Clausole abusive rilevabili anche dopo la vendita del bene pignorato
Con ordinanza del 30 dicembre 2023 il Giudice dell’esecuzione del Tribunale di Napoli, Dott. Giuseppe Fiengo, si è pronunciato in ordine alla possibilità, per il giudice dell’esecuzione, di rilevare eventuali clausole abusive pattuite con il consumatore, anche in sede di distribuzione, ovvero dopo la vendita del bene pignorato.
Ciò, sul presupposto del mancato, esplicito esame dell’abusività delle medesime clausole in sede monitoria.

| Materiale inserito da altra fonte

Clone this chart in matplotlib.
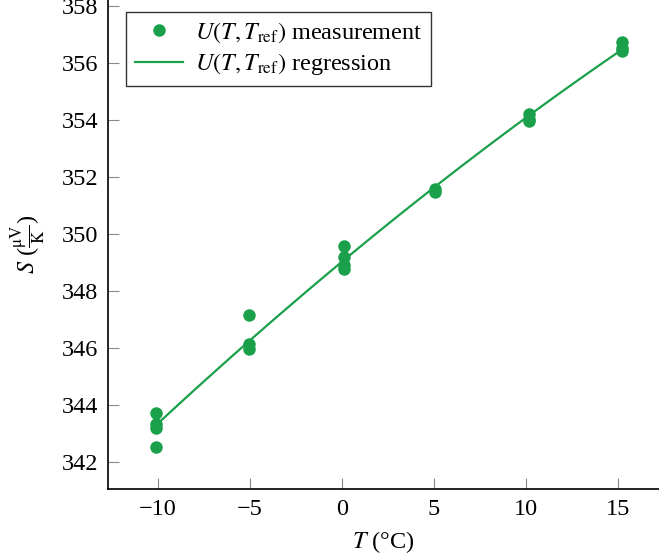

Inoltre, la pronuncia si sofferma sulle modalità di informazione del consumatore (non costituito), quanto alla possibilità di avvalersi del rimedio dell’opposizione ai sensi dell’art. 650 C.p.c.
La questione è stata affrontata dalla sentenza delle Sezioni Unite della Corte di Cassazione n. 9479/2023, le quali avevano applicato i principi sanciti a livello europeo dalla Corte di giustizia UE con la decisione 17 maggio 2022, C-600/19, Ibercaja Banco SA.
Ponendo l’attenzione sulla peculiarità del caso affrontato dalla Corte di Giustizia, e sottolineando la differenza rispetto al caso de quo, l’ordinanza in oggetto ritiene sussistente, anche nel caso in cui sia già avvenuto il trasferimento del bene pignorato, il potere-dovere del giudice di rilevare la possibile abusività delle clausole contenute nel contratto, in forza del quale è stato emesso il titolo azionato in sede esecutiva da parte del procedente.
Il consumatore, pertanto, deve essere invitato a proporre l’opposizione tardiva (così come rimodellata dalla pronuncia delle Sezioni unite della Corte di Cassazione, n. 9479/2023) mediante un atto da notificare ai sensi degli artt. 138 e ss. C.c.
E ciò per un triplice ordine di ragioni:
sarebbe difficilmente compatibile con il principio di tutela giurisdizionale effettiva un sistema che, lungi dal consentire al debitore – consumatore di vedere realizzato il proprio diritto (anche solo all’esito del giudizio di opposizione ex art. 650 c.p.c.) in via immediata sulle somme da distribuire e non assegnate (a fronte di eventuale provvedimento di sospensione adottato ai sensi dell’art. 649 C.p.c.), imponga ad una parte debole (quale è il consumatore) non solo di instaurare un giudizio di cognizione, ma, anche, eventualmente di instaurare un processo esecutivo magari innanzi ad un giudice diverso da quello del proprio foro;
ove il giudice dell’esecuzione non rilevi neppure in fase distributiva la potenziale abusività della clausola è elevato il rischio che il consumatore non sia mai adeguatamente informato in ordine agli strumenti mediante i quali far valere i propri diritti, con sostanziale frustrazione degli obiettivi perseguiti dalla direttiva 93/13/CEE;
il mancato rilievo in sede distributiva delle clausole abusive rischia, avuto riguardo al principio espresso dalla Corte di giustizia (sentenza dell’8 settembre 2022, C-80/21 82/21, E. K. S. K.) di differire (potenzialmente sine die) il decorso del termine di prescrizione del diritto alla ripetizione: prescrizione che funge, nella dimensione eurocomunitaria, da ulteriore correttore dell’asimmetria esistente tra professionista e consumatore.
Inoltre, l’interpello del consumatore non costituito nel giudizio di esecuzione, secondo la pronuncia in esame, non può essere compiuto mediante un semplice atto da comunicare in cancelleria, poiché tale modalità di comunicazione è ritenuta incompatibile con la ragionevole possibilità, per l’esecutato – consumatore, di proporre l’opposizione ex art. 650 C.p.c.
Tale modalità lascia infatti il consumatore in quella posizione di svantaggio rispetto alla parte avversaria che la giurisprudenza della Corte di Giustizia tende a bilanciare, e che non risulta neppure compatibile con la Convenzione europea dei diritti dell’uomo.
L’unica modalità di notifica ritenuta compatibile con il quadro normativo europeo, pertanto, secondo l’ordinanza pubblicata, non può che essere quella di cui agli artt. 138 e ss. C.p.c.
In conclusione, il Giudice fornisce specifiche indicazioni al consumatore, ovvero le uniche che, in base all’ordinanza in oggetto, possano consentire allo stesso di valutare in modo consapevole ed effettivo se avvalersi o meno del rimedio di cui all’art. 650 C.p.c. (come rimodulato dalle Sezioni Unite), ovvero:
le specifiche clausole del contratto che si ritengono abusive, e che hanno incidenza sull’accoglimento integrale o parziale della domanda del creditore;
le possibili conseguenze derivanti dall’eventuale accertamento della concreta abusività della clausole.